Everyone froze. Volsky was about to say more, then changed his mind. Impossible to describe the months of rehearsal during which the redhead, with obstinate patience, had learned to conquer the darkness on the stage. Step by step, the youth had learned the positions of each actor, the place each line was directed to, had mastered the play for himself like a moving picture that was alive within him. Few were the spectators who noticed his blindness. Generally people had the impression that he could see his little Marie very well as she emerged through a great cardboard gateway and rushed toward him.

The inspector blew her nose noisily on a square of striped fabric, coughed, blew her nose again, muttered, “I’ll come back…,” and left the hall.

Volsky signaled to the children, the play continued… Songs, the clash of wooden swords, painted blue for lack of silver paint, the flickering flame of a candle on the table where Marie was writing a letter. The inspector entered silently, sat on a chair near the door.

“To you, my beloved, I shall confide my dream…,” the red-haired boy was singing.

During his long life Volsky would come to know dozens of orphanages, hospitals, reeducation colonies. He taught singing and movement to those who were afraid to speak and whose bodies only had memories of violent brutality: abandoned and disabled children, young offenders. Above all, he taught them how to exist otherwise than in the world manufactured by the petty cruelty of men… One of his first pupils, the red-haired boy, would tell him one day that when he sang d’Artagnan’s song, about “the sky where the stars float above,” he could see the clusters of stars, he understood how they might look.

Volsky had acted as Mila had asked him to on the day of their arrest: tried to live without looking back at their past, got married, had a son. Clearheaded, he considered that this life was close enough to happiness and forbade himself to wish for more. Routine allowed him not to make comparisons between this existence and what he had known with Mila.

During the post-Stalin thaw his work made him almost famous for a time: the newspapers spoke of his “innovative educational methods,” there was even a book about him. He was offered a post in a research institute. He refused it, continuing to choose out-of-the-way places, establishments where he felt truly useful. His wanderings finally wearied his wife, they divorced. His son, when he reached adulthood, also moved away and much later Volsky learned that he had gone to live in Germany…

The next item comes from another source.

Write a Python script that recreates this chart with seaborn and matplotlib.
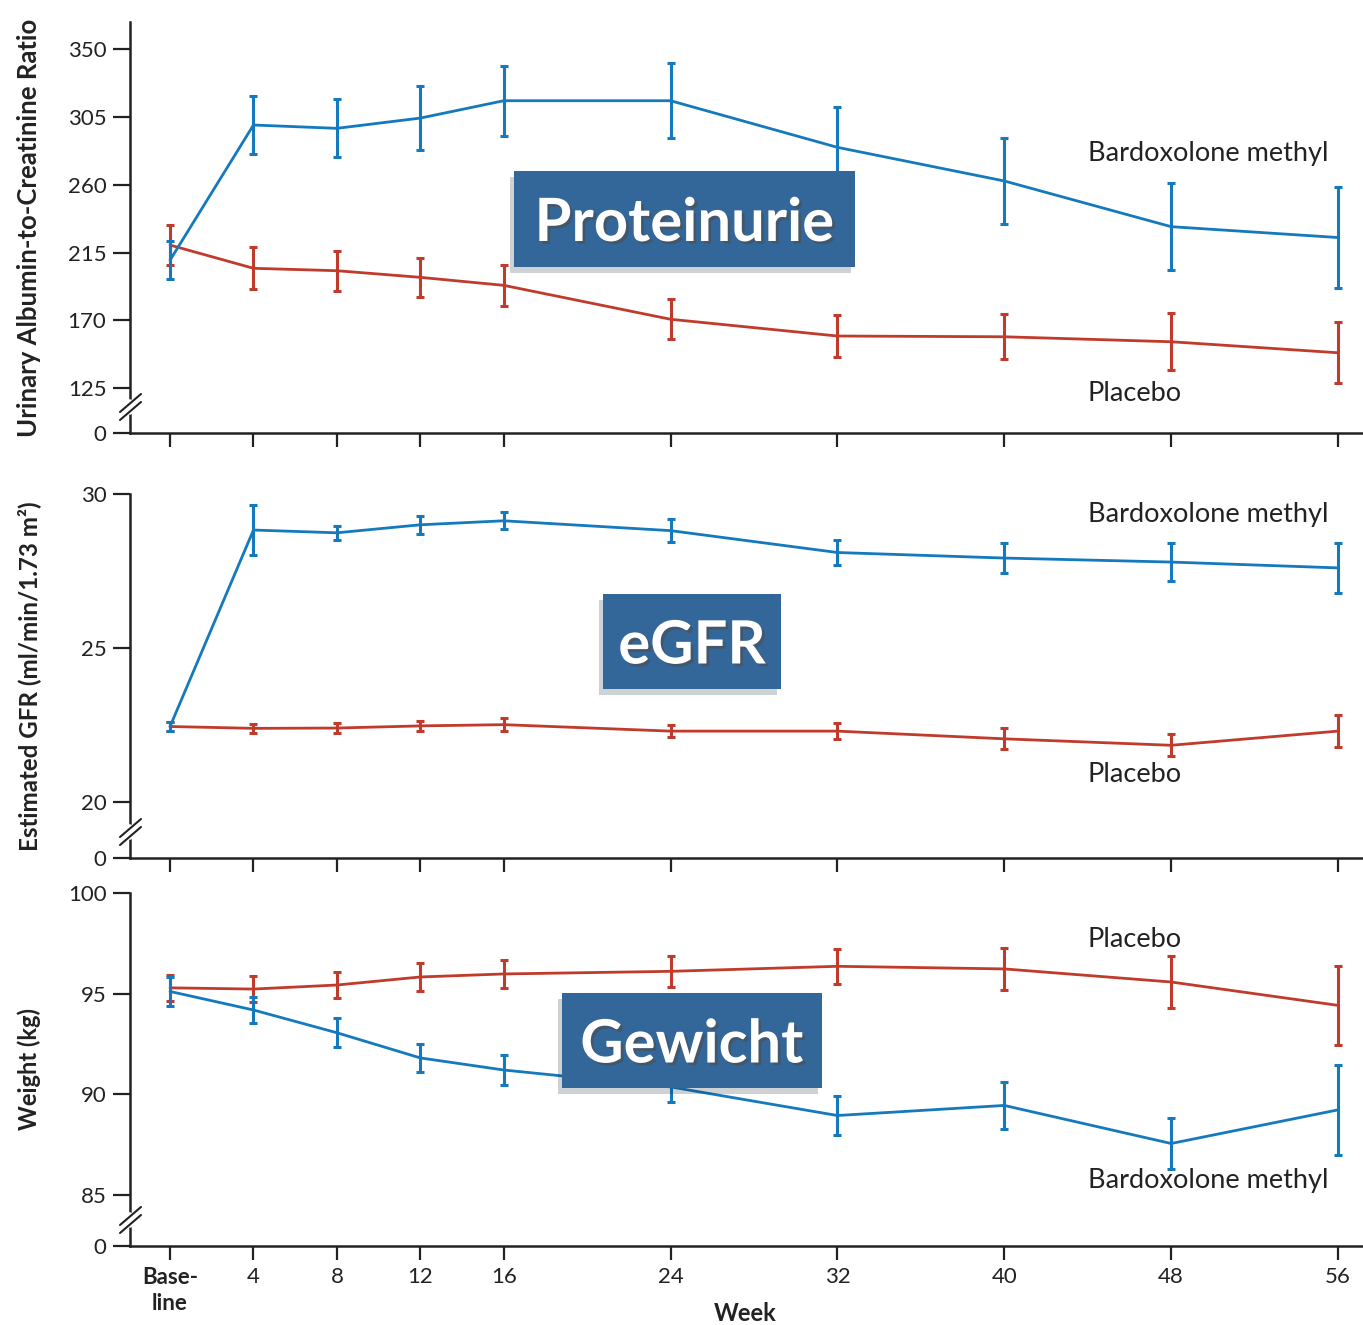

At the time of the collapse of the USSR Volsky was working in Central Asia and already used a wheelchair to get about. “Once a whole forest fell on top of me,” he would say jokingly to doctors, explaining how, when he was still young, he had found himself crushed beneath a pyramid of cedar trunks. He did not specify that this had occurred in a camp. For new generations such things belonged to a legendary past… Like the archives from the time of the purges, which were now being opened up and which Volsky could consult in Moscow. The legal file on Mila was there, the now yellow pages from the interrogations she had undergone. From reading these depositions he learned that she had done everything possible to exculpate him, taking on herself the accusations leveled at them both. “So what saved me wasn’t that little officer’s nosebleed…,” he thought, and this sacrifice, which had saved his life, reminded him again that the evil of this world could be put to rout by the will of a single human being.